OTT dinilai tidak tepat karena kata operasi adalah sesuatu hal yang telah dipersiapkan dan direncanakan. Lalu, pengertian tangkap tangan berdasarkan KUHAP adalah peristiwa penindakan hukum yang pelakunya seketika langsung ditetapkan sebagai tersangka.
“Kalau ada satu perencanaan, operasi itu terencana, peristiwa yang terjadi suatu ketika itu tertangkap, ini suatu tumpang tindih yang tidak tepat,” kata Johanis saat uji kelayakan dan kepatutan Capim KPK yang digelar Komisi III DPR RI, di Gedung Parlemen, Jakarta, Selasa (19/11/2024).
Johanis mengaku sudah menyampaikan ketidaksetujuan mengenai OTT kepada jajaran KPK. Namun, kata dia, mayoritas jajaran KPK menyatakan bahwa OTT adalah sebuah tradisi.
“Tapi seandainya saya bisa jadi Pimpinan KPK, mohon izin, jadi ketua, saya akan tutup, closed. Karena itu tidak sesuai dengan pengertian yang dimaksud dalam KUHAP,” kata pria yang berlatar belakang jaksa itu.
Ketika menyampaikan rencananya untuk meniadakan OTT, Johanis  langsung disambut  tepuk tangan  jajaran Komisi III DPR RI. Menurut dia, KPK seharusnya menjalankan ketentuan  sesuai  undang-undang, bukan semata-mata berdasarkan logika.
Adapun Komisi III DPR RI menggelar uji kelayakan dan kepatutan terhadap enam orang Calon Pimpinan (Capim) KPK di Kompleks Parlemen, Jakarta, Selasa, yang merupakan hari kedua pelaksana ujian tersebut.
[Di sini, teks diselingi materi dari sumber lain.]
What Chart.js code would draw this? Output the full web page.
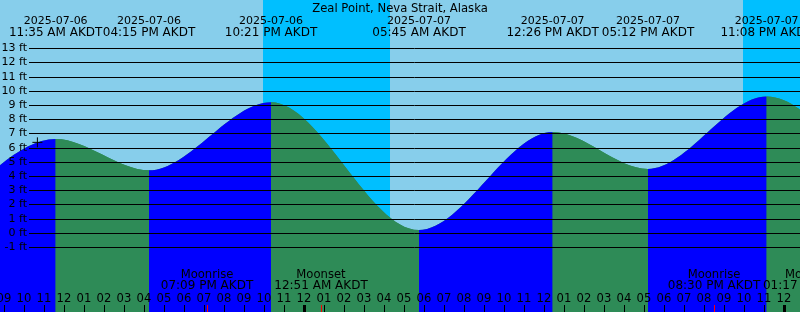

Enam orang Capim KPK, terdiri atas Ida Budhiati (mantan Anggota DKPP), Ibnu Basuki Widodo (hakim), Johanis Tanak (Wakil Ketua KPK), Djoko Poerwanto (perwira tinggi Polri), Ahmad Alamsyah Saragih (mantan Anggota Ombudsman), dan Agus Joko Pramono (mantan Wakil Ketua BPK).